Requirement →
Give the data again exactly as written, skipping any pictures.
[start]
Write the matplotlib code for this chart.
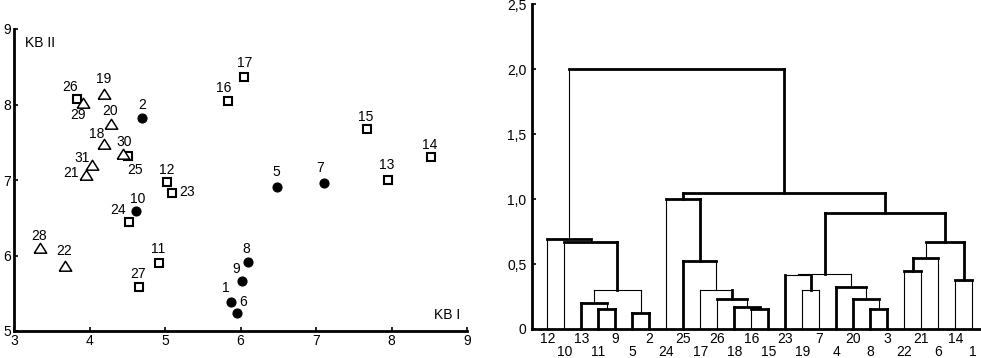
import matplotlib
matplotlib.use("Agg")
import matplotlib.pyplot as plt

plt.rcParams['font.family'] = ['Liberation Sans', 'DejaVu Sans']

# ---------------- scatter data (KB I, KB II) ----------------
circle_ids = [1, 2, 5, 6, 7, 8, 9, 10]
circle_x = [5.87, 4.70, 6.49, 5.95, 7.10, 6.10, 6.02, 4.62]
circle_y = [5.38, 7.82, 6.91, 5.24, 6.96, 5.91, 5.66, 6.59]

square_ids = [11, 12, 13, 14, 15, 16, 17, 23, 24, 25, 26, 27]
square_x = [4.92, 5.02, 7.95, 8.52, 7.68, 5.84, 6.05, 5.09, 4.52, 4.51, 3.84, 4.65]
square_y = [5.90, 6.97, 7.00, 7.30, 7.67, 8.05, 8.36, 6.83, 6.44, 7.32, 8.07, 5.58]

tri_ids = [18, 19, 20, 21, 22, 28, 29, 30, 31]
tri_x = [4.19, 4.19, 4.29, 3.96, 3.68, 3.35, 3.92, 4.45, 4.03]
tri_y = [7.48, 8.14, 7.74, 7.07, 5.86, 6.10, 8.02, 7.34, 7.20]

x_ticks = [3, 4, 5, 6, 7, 8, 9]
y_ticks = [5, 6, 7, 8, 9]

# ---------------- dendrogram data ----------------
leaf_order = [12, 10, 13, 11, 9, 5, 2, 24, 25, 17, 26, 18, 16, 15, 23, 19, 7, 4,
              20, 8, 3, 22, 21, 6, 14, 1]
merge_left = [5, 11, 8, 16, 18, 13, 26, 20, 'm6', 17, 19, 4, 14, 23, 'm14', 22,
              25, 'm16', 10, 'm18', 12, 'm15', 24, 'm23', 'm21']
merge_right = [2, 9, 3, 15, 'm4', 'm2', 'm5', 'm3', 'm1', 'm7', 7, 'm8', 1, 'm11',
               'm12', 21, 'm10', 6, 'm9', 'm13', 'm19', 'm20', 'm17', 'm22', 'm24']
merge_height = [0.125, 0.155, 0.155, 0.157, 0.172, 0.20, 0.228, 0.228, 0.30, 0.297,
                0.297, 0.325, 0.375, 0.415, 0.42, 0.449, 0.526, 0.549, 0.672, 0.672,
                0.692, 0.895, 1.00, 1.05, 2.00]
d_ticks = [0, 0.5, 1.0, 1.5, 2.0, 2.5]
d_tick_labels = ['0', '0,5', '1,0', '1,5', '2,0', '2,5']

# ---------------- styling (kept apart from data) ----------------
label_off = {26: (-7, -12), 29: (-5, 12), 19: (0, -15), 20: (-1, -13), 2: (0, -13),
             18: (-7, -10), 30: (1, -12), 25: (7, 14), 31: (-10, -7), 21: (-15, -2),
             12: (0, -12), 23: (15, -1), 10: (1, -12), 24: (-11, -12), 28: (-1, -12),
             22: (-1, -15), 11: (-1, -14), 27: (-1, -13), 8: (-2, -13), 9: (-6, -12),
             1: (-5, -14), 6: (6, -11), 16: (-5, -13), 17: (0, -14), 15: (-2, -12),
             14: (-1, -12), 13: (-1, -15), 5: (-1, -15), 7: (-3, -15)}
seg_style = ['TTT', 'TTT', 'TTT', 'tTT', 'TTt', 'TTt', 'tTt', 'TTt', 'ttt', 'ttT',
             'ttt', 'TTt', 'tTt', 'TtT', 'ttt', 'tTt', 'TTt', 'TTt', 'tTT', 'tTT',
             'tTt', 'TTT', 'tTT', 'TTT', 'tTT']
LW = {'T': 2.0, 't': 0.8}
FS = 10

W, H = 981, 358
fig = plt.figure(figsize=(W / 100, H / 100), dpi=100)

# ================= scatter =================
ax1 = fig.add_axes([14 / W, 27 / H, 453 / W, 302 / H])
ax1.set_xlim(3, 9)
ax1.set_ylim(5, 9)
ax1.plot(circle_x, circle_y, 'o', ms=6.5, mfc='black', mec='black', mew=0.8,
         linestyle='none', clip_on=False)
ax1.plot(square_x, square_y, 's', ms=5.2, mfc='white', mec='black', mew=1.5,
         linestyle='none', clip_on=False)
tri_marker = [(-1.2, -0.9), (1.2, -0.9), (0, 1.0), (-1.2, -0.9)]
ax1.plot(tri_x, tri_y, marker=tri_marker, ms=9, mfc='white', mec='black', mew=1.1,
         linestyle='none', clip_on=False)

for ids, xs, ys in ((circle_ids, circle_x, circle_y),
                    (square_ids, square_x, square_y),
                    (tri_ids, tri_x, tri_y)):
    for i, x, y in zip(ids, xs, ys):
        dx, dy = label_off[i]
        ax1.annotate(str(i), (x, y), xytext=(dx, -dy), textcoords='offset pixels',
                     ha='center', va='center', fontsize=FS)

ax1.text(3.14, 8.81, 'KB II', ha='left', va='center', fontsize=FS)
ax1.text(8.91, 5.21, 'KB I', ha='right', va='center', fontsize=FS)

ax1.set_xticks(x_ticks)
ax1.set_yticks(y_ticks)
ax1.set_xticklabels([str(v) for v in x_ticks])
ax1.set_yticklabels([str(v) for v in y_ticks])
for s in ('top', 'right'):
    ax1.spines[s].set_visible(False)
for s in ('left', 'bottom'):
    ax1.spines[s].set_linewidth(2.0)
ax1.tick_params(direction='in', length=3, width=1.2, pad=2, labelsize=FS)

# ================= dendrogram =================
ax2 = fig.add_axes([532 / W, 29 / H, 449 / W, 325 / H])
ax2.set_xlim(0.1, 26.5)
ax2.set_ylim(0, 2.5)

pos = {leaf: i + 1 for i, leaf in enumerate(leaf_order)}
hgt = {leaf: 0.0 for leaf in leaf_order}
for k, (a, b, h) in enumerate(zip(merge_left, merge_right, merge_height)):
    name = 'm%d' % (k + 1)
    xa, xb = pos[a], pos[b]
    ha_, hb_ = hgt[a], hgt[b]
    st = seg_style[k]
    ax2.plot([xa, xa], [ha_, h], color='black', lw=LW[st[0]],
             solid_capstyle='projecting', clip_on=False)
    ax2.plot([xa, xb], [h, h], color='black', lw=LW[st[1]],
             solid_capstyle='projecting', clip_on=False)
    ax2.plot([xb, xb], [hb_, h], color='black', lw=LW[st[2]],
             solid_capstyle='projecting', clip_on=False)
    pos[name] = (xa + xb) / 2
    hgt[name] = h

ax2.set_xticks(range(1, len(leaf_order) + 1))
ax2.set_xticklabels([str(l) if i % 2 == 0 else '\n' + str(l)
                     for i, l in enumerate(leaf_order)], linespacing=0.95)
ax2.set_yticks(d_ticks)
ax2.set_yticklabels(d_tick_labels)
for s in ('top', 'right'):
    ax2.spines[s].set_visible(False)
for s in ('left', 'bottom'):
    ax2.spines[s].set_linewidth(2.0)
ax2.tick_params(axis='y', direction='in', length=3, width=1.2, pad=4, labelsize=FS)
ax2.tick_params(axis='x', length=0, pad=2, labelsize=FS)

fig.savefig('out.png', dpi=100)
[end]
Finished answer →
Write the matplotlib code for this chart.
import matplotlib
matplotlib.use("Agg")
import matplotlib.pyplot as plt

plt.rcParams['font.family'] = ['Liberation Sans', 'DejaVu Sans']

# ---------------- scatter data (KB I, KB II) ----------------
circle_ids = [1, 2, 5, 6, 7, 8, 9, 10]
circle_x = [5.87, 4.70, 6.49, 5.95, 7.10, 6.10, 6.02, 4.62]
circle_y = [5.38, 7.82, 6.91, 5.24, 6.96, 5.91, 5.66, 6.59]

square_ids = [11, 12, 13, 14, 15, 16, 17, 23, 24, 25, 26, 27]
square_x = [4.92, 5.02, 7.95, 8.52, 7.68, 5.84, 6.05, 5.09, 4.52, 4.51, 3.84, 4.65]
square_y = [5.90, 6.97, 7.00, 7.30, 7.67, 8.05, 8.36, 6.83, 6.44, 7.32, 8.07, 5.58]

tri_ids = [18, 19, 20, 21, 22, 28, 29, 30, 31]
tri_x = [4.19, 4.19, 4.29, 3.96, 3.68, 3.35, 3.92, 4.45, 4.03]
tri_y = [7.48, 8.14, 7.74, 7.07, 5.86, 6.10, 8.02, 7.34, 7.20]

x_ticks = [3, 4, 5, 6, 7, 8, 9]
y_ticks = [5, 6, 7, 8, 9]

# ---------------- dendrogram data ----------------
leaf_order = [12, 10, 13, 11, 9, 5, 2, 24, 25, 17, 26, 18, 16, 15, 23, 19, 7, 4,
              20, 8, 3, 22, 21, 6, 14, 1]
merge_left = [5, 11, 8, 16, 18, 13, 26, 20, 'm6', 17, 19, 4, 14, 23, 'm14', 22,
              25, 'm16', 10, 'm18', 12, 'm15', 24, 'm23', 'm21']
merge_right = [2, 9, 3, 15, 'm4', 'm2', 'm5', 'm3', 'm1', 'm7', 7, 'm8', 1, 'm11',
               'm12', 21, 'm10', 6, 'm9', 'm13', 'm19', 'm20', 'm17', 'm22', 'm24']
merge_height = [0.125, 0.155, 0.155, 0.157, 0.172, 0.20, 0.228, 0.228, 0.30, 0.297,
                0.297, 0.325, 0.375, 0.415, 0.42, 0.449, 0.526, 0.549, 0.672, 0.672,
                0.692, 0.895, 1.00, 1.05, 2.00]
d_ticks = [0, 0.5, 1.0, 1.5, 2.0, 2.5]
d_tick_labels = ['0', '0,5', '1,0', '1,5', '2,0', '2,5']

# ---------------- styling (kept apart from data) ----------------
label_off = {26: (-7, -12), 29: (-5, 12), 19: (0, -15), 20: (-1, -13), 2: (0, -13),
             18: (-7, -10), 30: (1, -12), 25: (7, 14), 31: (-10, -7), 21: (-15, -2),
             12: (0, -12), 23: (15, -1), 10: (1, -12), 24: (-11, -12), 28: (-1, -12),
             22: (-1, -15), 11: (-1, -14), 27: (-1, -13), 8: (-2, -13), 9: (-6, -12),
             1: (-5, -14), 6: (6, -11), 16: (-5, -13), 17: (0, -14), 15: (-2, -12),
             14: (-1, -12), 13: (-1, -15), 5: (-1, -15), 7: (-3, -15)}
seg_style = ['TTT', 'TTT', 'TTT', 'tTT', 'TTt', 'TTt', 'tTt', 'TTt', 'ttt', 'ttT',
             'ttt', 'TTt', 'tTt', 'TtT', 'ttt', 'tTt', 'TTt', 'TTt', 'tTT', 'tTT',
             'tTt', 'TTT', 'tTT', 'TTT', 'tTT']
LW = {'T': 2.0, 't': 0.8}
FS = 10

W, H = 981, 358
fig = plt.figure(figsize=(W / 100, H / 100), dpi=100)

# ================= scatter =================
ax1 = fig.add_axes([14 / W, 27 / H, 453 / W, 302 / H])
ax1.set_xlim(3, 9)
ax1.set_ylim(5, 9)
ax1.plot(circle_x, circle_y, 'o', ms=6.5, mfc='black', mec='black', mew=0.8,
         linestyle='none', clip_on=False)
ax1.plot(square_x, square_y, 's', ms=5.2, mfc='white', mec='black', mew=1.5,
         linestyle='none', clip_on=False)
tri_marker = [(-1.2, -0.9), (1.2, -0.9), (0, 1.0), (-1.2, -0.9)]
ax1.plot(tri_x, tri_y, marker=tri_marker, ms=9, mfc='white', mec='black', mew=1.1,
         linestyle='none', clip_on=False)

for ids, xs, ys in ((circle_ids, circle_x, circle_y),
                    (square_ids, square_x, square_y),
                    (tri_ids, tri_x, tri_y)):
    for i, x, y in zip(ids, xs, ys):
        dx, dy = label_off[i]
        ax1.annotate(str(i), (x, y), xytext=(dx, -dy), textcoords='offset pixels',
                     ha='center', va='center', fontsize=FS)

ax1.text(3.14, 8.81, 'KB II', ha='left', va='center', fontsize=FS)
ax1.text(8.91, 5.21, 'KB I', ha='right', va='center', fontsize=FS)

ax1.set_xticks(x_ticks)
ax1.set_yticks(y_ticks)
ax1.set_xticklabels([str(v) for v in x_ticks])
ax1.set_yticklabels([str(v) for v in y_ticks])
for s in ('top', 'right'):
    ax1.spines[s].set_visible(False)
for s in ('left', 'bottom'):
    ax1.spines[s].set_linewidth(2.0)
ax1.tick_params(direction='in', length=3, width=1.2, pad=2, labelsize=FS)

# ================= dendrogram =================
ax2 = fig.add_axes([532 / W, 29 / H, 449 / W, 325 / H])
ax2.set_xlim(0.1, 26.5)
ax2.set_ylim(0, 2.5)

pos = {leaf: i + 1 for i, leaf in enumerate(leaf_order)}
hgt = {leaf: 0.0 for leaf in leaf_order}
for k, (a, b, h) in enumerate(zip(merge_left, merge_right, merge_height)):
    name = 'm%d' % (k + 1)
    xa, xb = pos[a], pos[b]
    ha_, hb_ = hgt[a], hgt[b]
    st = seg_style[k]
    ax2.plot([xa, xa], [ha_, h], color='black', lw=LW[st[0]],
             solid_capstyle='projecting', clip_on=False)
    ax2.plot([xa, xb], [h, h], color='black', lw=LW[st[1]],
             solid_capstyle='projecting', clip_on=False)
    ax2.plot([xb, xb], [hb_, h], color='black', lw=LW[st[2]],
             solid_capstyle='projecting', clip_on=False)
    pos[name] = (xa + xb) / 2
    hgt[name] = h

ax2.set_xticks(range(1, len(leaf_order) + 1))
ax2.set_xticklabels([str(l) if i % 2 == 0 else '\n' + str(l)
                     for i, l in enumerate(leaf_order)], linespacing=0.95)
ax2.set_yticks(d_ticks)
ax2.set_yticklabels(d_tick_labels)
for s in ('top', 'right'):
    ax2.spines[s].set_visible(False)
for s in ('left', 'bottom'):
    ax2.spines[s].set_linewidth(2.0)
ax2.tick_params(axis='y', direction='in', length=3, width=1.2, pad=4, labelsize=FS)
ax2.tick_params(axis='x', length=0, pad=2, labelsize=FS)

fig.savefig('out.png', dpi=100)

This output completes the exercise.